I don't know if you've heard, but it was really cold earlier this month. Cold enough that a good deal of things here in Chicago just shut down on one particular Monday, and I had no reason nor desire to leave my house. While I had no obligations that particular day, the "snow day" atmosphere of it all demanded a project. Homemade bagels certainly qualified. Then of course, I made them, instagrammed them, wrote about them, and let the post sit unpublished for 3 weeks. Typical.
I confess to a previous fear of working with yeast. Which, in respect, seems ridiculous. It's like I'm making a sourdough starter and trying to make the perfect loaf of bread: I just want to make risen baked goods. Pizza dough was my gateway, followed by simple bread rolls; bagels were perhaps an ambitious leap, what with the boiling and all–
–Ah yes, the boiling. I know dropping dough into boiling water seems really weird, but it's the secret to bagels' chewy exterior. The other secrets to this recipe? Time. Lots of time, doing nothing, waiting for the yeast to do its science-y magic. This is one of those recipes that has an active time a tiny fraction of the total time. Also, the potato. Potato has a tendency to make yeast breads very tender and forgiving, which is why I jumped on this recipe.

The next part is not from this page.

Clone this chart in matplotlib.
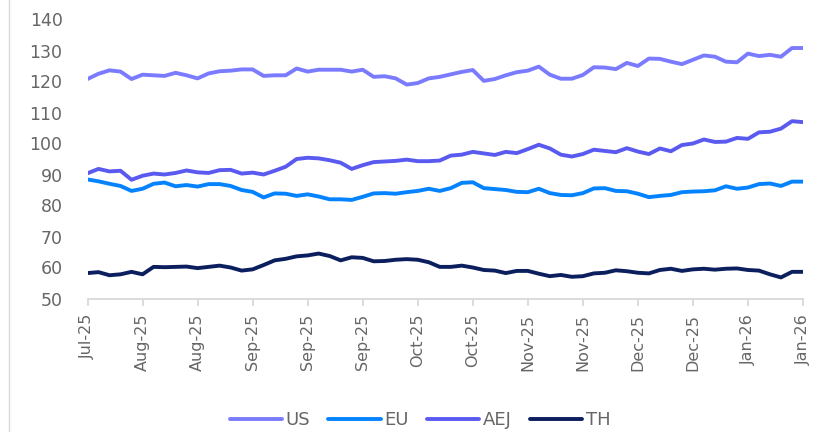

Oh, you're probably wondering how they turned out. Well, I was pretty damn pleased. These blow your average supermarket bagel out of the water. They're not wood-fired oven levels of greatness, but they do strike a nice balance between chewy exterior and tender interiors. The butter-caramelized sweet onion bits are way tastier than the classic dehyrated onion. My mom was particularly impressed, proclaiming them better than her favorite chain cafe bagels.
onion potato bagels
adapted from Food Network Magazine Jan/Feb 2014
1 medium Yukon gold potato (about 5 ounces), peeled
1/4 cup extra-virgin olive oil, plus more for the bowl
2 tablespoons honey
4 1/2 cups (20.25 ounces) all-purpose flour
3 teaspoons kosher salt, divided
1 1/4 ounce package of active dry yeast
1 tablespoon unsalted butter
1 large sweet onion, diced
1 large egg, beaten
Bring a large pot of water to a boil. Cook the potato until it pierces easily with a fork, about 20 to 25 minutes. Remove from the water and mash until smooth. Allow to cool slightly. Save the water.
Stir the 1/4 cup olive oil and the honey into the mashed potato until well-combined. In the large bowl of a stand mixer fitted with the dough hook, stir together flour, 2 1/2 teaspoons salt and the yeast. Add the potato mixture and 1 cup of the reserved potato cooking water. Turn on the mixer on medium speed, and knead with the dough hook for about 10 minutes, until the dough is smooth, pulls away from the book, and bounces back when poked. If it seems really stiff, add a few more tablespoons of cooking water.
Remove the dough from the bowl, wipe out the bowl and coat it with a little olive oil. Put the dough back in the bowl, and cover with a damp cloth. Set aside in a warm place to rise, about 90 minutes to 2 hours, until the dough has doubled in size.
While the dough rises, cook the onion. Over low heat in a large skillet, melt the butter. Add the onions and cook until soft and transparent but not yet brown, around 15-20 minutes. Add the remaining 1/2 teaspoon salt and set aside.
When the dough is ready, punch it down and form it into a log. Cut it into 12 equal pieces, and shape the pieces into a ball. Place the dough balls on a baking sheet lined with parchment, cover with a damp towel, and allow to rise in a warm place for 30 minutes.
After 30 minutes, shape the bagels. Use your fingers to punch out a 2-inch hole in the center, and place them back on the baking sheet. Cover, and allow to rise another 20 minutes.
Meanwhile, bring the potato water, or if there's not enough, a fresh pot of water, to boil. Preheat your oven to 450 degrees F.
After 20 minutes have past, use a slotted spoon or spatula to slowly submerge the bagels into boiling water, a few at a time. Boil 30 seconds before flipping to boil another 30 seconds. Remove the bagels and allow them to drain on a rack. When all the bagels have been boiled, place them back on the lined baking sheet. Bake for 10 minutes.
Remove from the oven. Brush the bagels with the beaten egg, then top with the glazed onions. Return to the oven and cook for another 10-15 minutes, until golden brown. Allow to cool at least 20 minutes before serving.